Waldorf families, their program cut, discuss home cooperative


A week after the Lagunitas School District’s trustees voted to terminate the decade-old Waldorf-Inspired program, parents are investigating the feasibility of starting a homeschooling cooperative.

But plans are nascent. Parents, who went into last week’s meeting thinking just one of their program’s three teachers might be cut, are still absorbing the news. Richard Sloan, the only board member to vote to keep the program, said parents expressed shock at a meeting on Tuesday night.

“People were in tears. Those 46 students were entitled to two teachers, not zero,” Mr. Sloan said.

The board claimed the program was unstable and that kids had been transferring out of the program for the past few years, but advocates said the instability was caused by the district itself.

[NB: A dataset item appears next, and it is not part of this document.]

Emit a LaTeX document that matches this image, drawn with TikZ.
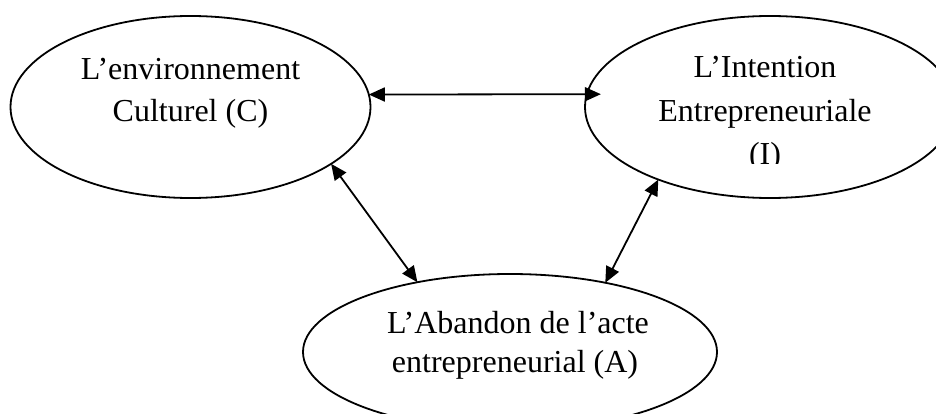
\documentclass[tikz,border=0pt]{standalone}
\usepackage{fontspec}
\setmainfont{Liberation Serif}
\usetikzlibrary{shapes.geometric,arrows.meta}
\begin{document}
\begin{tikzpicture}[x=1pt,y=-1pt,
  oval/.style={draw,ellipse,line width=1.8pt,inner sep=0pt,outer sep=0pt},
  lbl/.style={font=\fontsize{32}{43}\selectfont,inner sep=0pt,anchor=base},
  link/.style={line width=1.8pt,{Triangle[length=16pt,width=14pt]}-{Triangle[length=16pt,width=14pt]}}]
\clip (0,0) rectangle (936,414);
\fill[white] (0,0) rectangle (936,414);
\node[oval,minimum width=360pt,minimum height=182pt] (C) at (190.5,107) {};
\node[oval,minimum width=370pt,minimum height=182pt] (I) at (770,107) {};
\node[oval,minimum width=414pt,minimum height=156pt] (A) at (510,352) {};
\node[lbl] (c1) at (190.5,80) {L’environnement};
\node[lbl] (c2) at (190.5,122) {Culturel (C)};
\node[lbl] (i1) at (765,78) {L’Intention};
\node[lbl] (i2) at (765,122) {Entrepreneuriale};
\begin{scope}
\clip (600,130) rectangle (930,163.5);
\node[lbl] (i3) at (765,165) {(I)};
\end{scope}
\node[lbl] (a1) at (518,333) {L’Abandon de l’acte};
\node[lbl] (a2) at (515,372) {entrepreneurial (A)};
\draw[link] (C.4) -- ([xshift=14pt]I.176);
\draw[link] (C.-22) -- (A.143);
\draw[link] (I.213) -- (A.36);
\end{tikzpicture}
\end{document}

Mr. Sloan believes the decision undermines the district’s core tenet of parent choice. And although some parents are relieved to have an end to the struggles between the program and the district, many are angry. Kelly McMenimen, the mother of a first grader, wants her son to remain with his friends. She said she has become increasingly shocked and upset since last Wednesday’s vote. She hasn’t ruled out transferring her child to the district’s Montessori program, but she is worried that he might not adapt well.

“I feel like the Waldorf group lessons and group dynamic [create] a container for holding my son’s development,” Ms. McMenimen said.

Although there is a private Waldorf school in San Rafael, many families do not have the financial wherewithal to enroll. A co-op will also present a financial challenge, since families must fund a teacher without any assistance from the district.

School Principal Laura Shain said the district sent letters to Waldorf parents on Friday, offering tours of the Montessori and Open Classroom programs.

And although they can’t make staffing decisions until they know which parents will remain in the district and what program they will choose, Ms. Shain anticipates needing an extra Montessori teacher next year. The Waldorf teachers would have the chance to apply before the district seeks a larger pool of applicants, although they would have to be approved by the program and commit to Montessori training.

One Waldorf teacher, Dorothy Iselin, is tenured and is guaranteed a position somewhere in the district, whether in the Montessori, Open Classroom or middle-school program.